The foreground process includes the initial setup of the MSP432 hardware and software and the ADS131M08 registers immediately after a device RESET. The Foreground Process figure shows the flowchart for this process. In the diagram, V-I mappings are referring to the combinations of the common voltage and the individual current channels. There are a total of three V-I mappings: the mapping between the voltage and current channel A, the mapping between the voltage and current channel B, and the mapping between the voltage and current channel C.

The initialization routines involve the setup of the MSP432 clock system; general purpose input/output (GPIO) port pins and associated port map controller; MSP432 USCI_A0 for UART functionality; MSP432 RTC module for clock functionality; MSP432 DMA; ADS131M08 registers; and MSP432 metrology variables.

After the hardware is setup, any received frames from the GUI are processed. Next, the foreground process checks whether the background process has notified the foreground process to calculate new metrology parameters for any voltage-current mappings. This notification is accomplished through the assertion of the "PHASE_STATUS_NEW_LOG" status flag whenever a frame of data is available for processing. The data frame consists of the processed dot products that were accumulated for CYCLES_PER_COMPUTATION number of cycles of data. The value for CYCLES_PER_COMPUTATION is 10 cycles when the nominal frequency setting in the software is 50 Hz and 12 cycles when the nominal frequency setting in the software is set to 60 Hz. When the measured line frequency is equal to the nominal frequency of the design, this is equivalent to 200 milliseconds of accumulated data.

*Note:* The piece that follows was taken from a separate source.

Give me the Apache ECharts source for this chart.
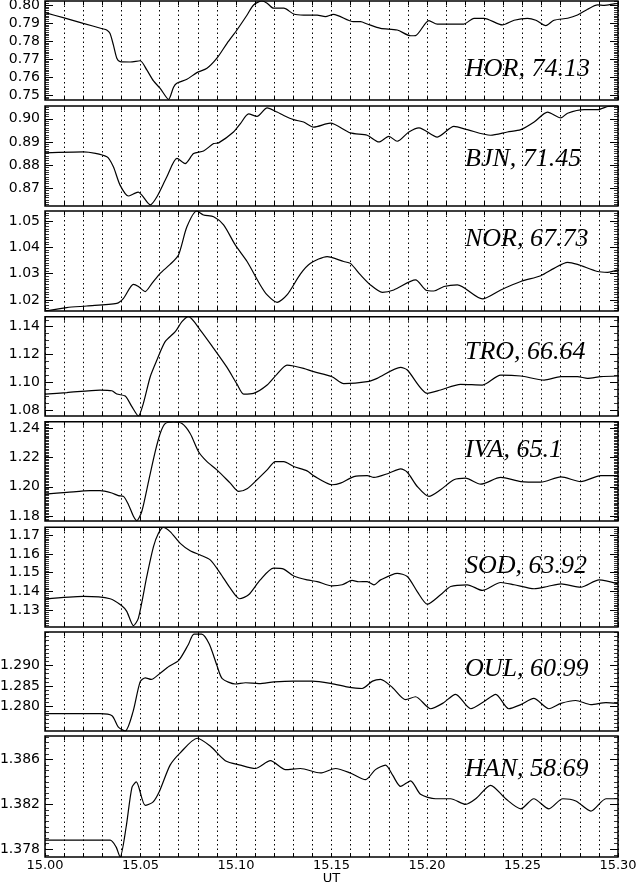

The processed dot products include the V_RMS, I_RMS, active power, reactive power, fundamental voltage, fundamental active power, and fundamental reactive power. These dot products are used by the foreground process to calculate the corresponding metrology readings in real-world units. All the processed dot products are accumulated in separate 64-bit registers to further process and obtain the RMS and mean values. Using the calculated values of active and reactive power of the foreground process, the apparent power is calculated. Similarly, using the calculated values of the foreground for the fundamental voltage, fundamental reactive power, and fundamental active power, the fundamental current, fundamental apparent power, voltage THD, and current THD are calculated. Additionally, voltage underdeviation and voltage overdeviation are calculated using the value of the calculated RMS voltage and the defined Nominal voltage of the design. The frequency (in Hz) and power factor are also calculated using parameters calculated by the background process using the formulas in the Formulas section.

The foreground process is also responsible for calculating the 1-cycle V_RMS readings that are used to update the sag, swell, and interruption state logging variables. The 1-cycle V_RMS readings are triggered by the background process after every negative to positive zero crossing. After the new V_RMS reading, the following state variables are updated accordingly:

• Swell variables

  • Swell_events: This variable logs the total number of swell events that have occurred since the design was first reset. The start of a swell event occurs whenever the 1-cycle RMS is above a user-defined sag. The end of a swell threshold event occurs when the 1-cycle RMS is below the user-defined swell threshold minus a user-defined hysteresis value.

  • Max_swell_value: This variable is the maximum 1-cycle RMS reading that was observed during the current ongoing swell event. If a swell event is not currently occurring, this variable represents the maximum 1-cycle RMS reading during the previously completed swell event.

  • Swell_duration: This variable logs the number of cycles during the current ongoing swell event. If a swell event is not currently occurring, this variable represents the duration of the previously completed swell event.

• Sag Variables

  • Sag_events: This variable logs the total number of sag events that have occurred since the design was first reset. The start of a sag event occurs whenever the 1-cycle RMS is below a user-defined sag threshold but is still greater than the user-defined interruption threshold. The end of a sag event occurs when the 1-cycle RMS is above the user-defined sag threshold plus a user-defined hysteresis value.

  • Min_sag_value: This variable is the minimum 1-cycle RMS reading that was observed during the current ongoing sag event. If a sag event is not currently occurring, this variable represents the minimum 1-cycle RMS reading during the previously completed sag event.

  • Sag_duration: This variable logs the number of cycles during the current ongoing sag event. If a sag event is not currently occurring, this variable represents the duration of the previously completed sag event.

• Interruption Variables

  • Interruption_events: This variable logs the total number of interruption events that have occurred since the design was first reset. The start of an interruption event occurs whenever the 1-cycle RMS is below a user-defined interruption threshold, which is lower than the sag voltage threshold.

  • Interruption_duration: This variable logs the number of cycles during the current ongoing sag event. If a sag event is not currently occurring, this variable represents the duration of the previously completed interruption event. Note that this variable does not increment when there is no voltage applied to the design since there are no cycles to count; however, the absence of voltage is still able to be counted as an interruption event.